• DATASET CONTENT:
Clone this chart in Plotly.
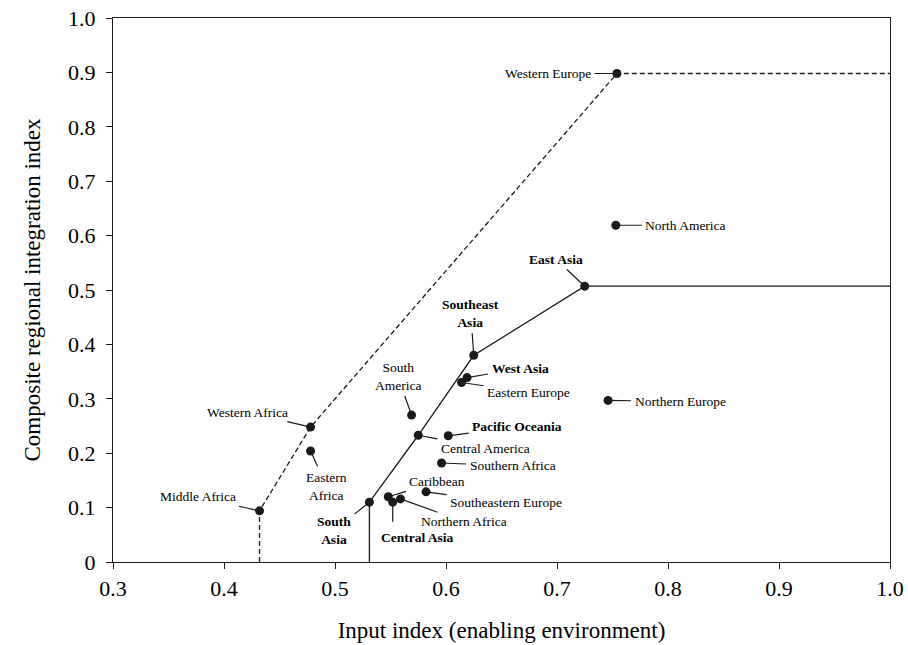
import plotly.graph_objects as go

# ---- data ----
regions = ["Western Europe", "North America", "East Asia", "Southeast Asia", "West Asia",
           "Eastern Europe", "Northern Europe", "Pacific Oceania", "Central America",
           "Southern Africa", "South America", "Western Africa", "Eastern Africa",
           "Middle Africa", "South Asia", "Caribbean", "Central Asia", "Northern Africa",
           "Southeastern Europe"]
input_index = [0.754, 0.753, 0.725, 0.625, 0.619, 0.614, 0.746, 0.602, 0.575,
               0.596, 0.569, 0.478, 0.478, 0.432, 0.531, 0.548, 0.552, 0.559, 0.582]
composite_index = [0.898, 0.619, 0.507, 0.380, 0.339, 0.330, 0.297, 0.232, 0.233,
                   0.182, 0.270, 0.248, 0.204, 0.094, 0.110, 0.120, 0.110, 0.116, 0.129]
bold_regions = ["East Asia", "Southeast Asia", "West Asia", "Pacific Oceania",
                "South Asia", "Central Asia"]
upper_frontier = ["Middle Africa", "Western Africa", "Western Europe"]
lower_frontier = ["South Asia", "Central America", "Southeast Asia", "East Asia"]
x_ticks = [0.3, 0.4, 0.5, 0.6, 0.7, 0.8, 0.9, 1.0]
x_tick_labels = ["0.3", "0.4", "0.5", "0.6", "0.7", "0.8", "0.9", "1.0"]
y_ticks = [0, 0.1, 0.2, 0.3, 0.4, 0.5, 0.6, 0.7, 0.8, 0.9, 1.0]
y_tick_labels = ["0", "0.1", "0.2", "0.3", "0.4", "0.5", "0.6", "0.7", "0.8", "0.9", "1.0"]
X_RANGE = [0.3, 1.0]
Y_RANGE = [0, 1.0]

# ---- label layout (pixel offsets of the text from its point) ----
label_layout = {
    "Western Europe": (-69, 0, "Western Europe"),
    "North America": (70, 0, "North America"),
    "East Asia": (-29, -27, "East Asia"),
    "Southeast Asia": (-3, -42, "Southeast<br>Asia"),
    "West Asia": (53, -9, "West Asia"),
    "Eastern Europe": (67, 10, "Eastern Europe"),
    "Northern Europe": (72, 1, "Northern Europe"),
    "Pacific Oceania": (69, -9, "Pacific Oceania"),
    "Central America": (67, 13, "Central America"),
    "Southern Africa": (71, 3, "Southern Africa"),
    "South America": (-14, -39, "South<br>America"),
    "Western Africa": (-63, -15, "Western Africa"),
    "Eastern Africa": (16, 35, "Eastern<br>Africa"),
    "Middle Africa": (-62, -14, "Middle Africa"),
    "South Asia": (-35, 28, "South<br>Asia"),
    "Caribbean": (49, -15, "Caribbean"),
    "Northern Africa": (64, 23, "Northern Africa"),
    "Southeastern Europe": (80, 11, "Southeastern Europe"),
}

FONT = "Liberation Serif"
INK = "#1a1a1a"

lookup = {r: (x, y) for r, x, y in zip(regions, input_index, composite_index)}

fig = go.Figure()

# upper (dashed) frontier
ux = [lookup[upper_frontier[0]][0]] + [lookup[r][0] for r in upper_frontier] + [X_RANGE[1]]
uy = [Y_RANGE[0]] + [lookup[r][1] for r in upper_frontier] + [lookup[upper_frontier[-1]][1]]
fig.add_trace(go.Scatter(x=ux, y=uy, mode="lines", cliponaxis=False,
                         line=dict(color=INK, width=1.3, dash="5px,3px"), hoverinfo="skip"))
# lower (solid) frontier
lx = [lookup[lower_frontier[0]][0]] + [lookup[r][0] for r in lower_frontier] + [X_RANGE[1]]
ly = [Y_RANGE[0]] + [lookup[r][1] for r in lower_frontier] + [lookup[lower_frontier[-1]][1]]
fig.add_trace(go.Scatter(x=lx, y=ly, mode="lines", cliponaxis=False,
                         line=dict(color=INK, width=1.3), hoverinfo="skip"))

# points
fig.add_trace(go.Scatter(x=input_index, y=composite_index, mode="markers", text=regions,
                         marker=dict(color=INK, size=9), hoverinfo="text"))

annotations = []
for r, (ax, ay, txt) in label_layout.items():
    x, y = lookup[r]
    t = f"<b>{txt}</b>" if r in bold_regions else txt
    annotations.append(dict(x=x, y=y, xref="x", yref="y", text=t, showarrow=True,
                            ax=ax, ay=ay, arrowhead=0, arrowwidth=1.2, arrowcolor=INK,
                            startstandoff=2, font=dict(family=FONT, size=13.5, color="#000"),
                            align="center"))
# Central Asia: vertical leader with text placed below-right
cx, cy = lookup["Central Asia"]
annotations.append(dict(x=cx, y=cy, xref="x", yref="y", text="", showarrow=True,
                        ax=0, ay=21, arrowhead=0, arrowwidth=1.2, arrowcolor=INK))
annotations.append(dict(x=cx, y=cy, xref="x", yref="y", text="<b>Central Asia</b>",
                        showarrow=False, xshift=25, yshift=-35,
                        font=dict(family=FONT, size=13.5, color="#000")))

fig.update_layout(
    width=908, height=645,
    margin=dict(l=113, r=18, t=18, b=83, autoexpand=False),
    paper_bgcolor="white", plot_bgcolor="white",
    showlegend=False,
    font=dict(family=FONT, color="#000"),
    annotations=annotations,
    xaxis=dict(range=X_RANGE, tickvals=x_ticks, ticktext=x_tick_labels, automargin=False,
               showgrid=False, zeroline=False, showline=True, mirror=True,
               linecolor=INK, linewidth=1.2, ticks="outside", ticklen=6, tickcolor=INK,
               ticklabeloverflow="allow",
               tickfont=dict(family=FONT, size=22, color="#000"),
               title=dict(text="Input index (enabling environment)",
                          font=dict(family=FONT, size=23, color="#000"), standoff=22)),
    yaxis=dict(range=Y_RANGE, tickvals=y_ticks, ticktext=y_tick_labels, automargin=False,
               showgrid=False, zeroline=False, showline=True, mirror=True,
               linecolor=INK, linewidth=1.2, ticks="outside", ticklen=6, tickcolor=INK,
               ticklabelstandoff=6, ticklabeloverflow="allow",
               tickfont=dict(family=FONT, size=22, color="#000"),
               title=dict(text="Composite regional integration index",
                          font=dict(family=FONT, size=23, color="#000"), standoff=20)),
)

fig.write_html("out.html", config={"displayModeBar": False},
               post_script="document.body.style.margin='0';document.body.style.overflow='hidden';")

• WORK REQUIRED:
Copy nothing but the lines from the first one in the listing through the line with "import plotly.graph_objects as go", and omit the pictures.

• REPLY:
Clone this chart in Plotly.
import plotly.graph_objects as go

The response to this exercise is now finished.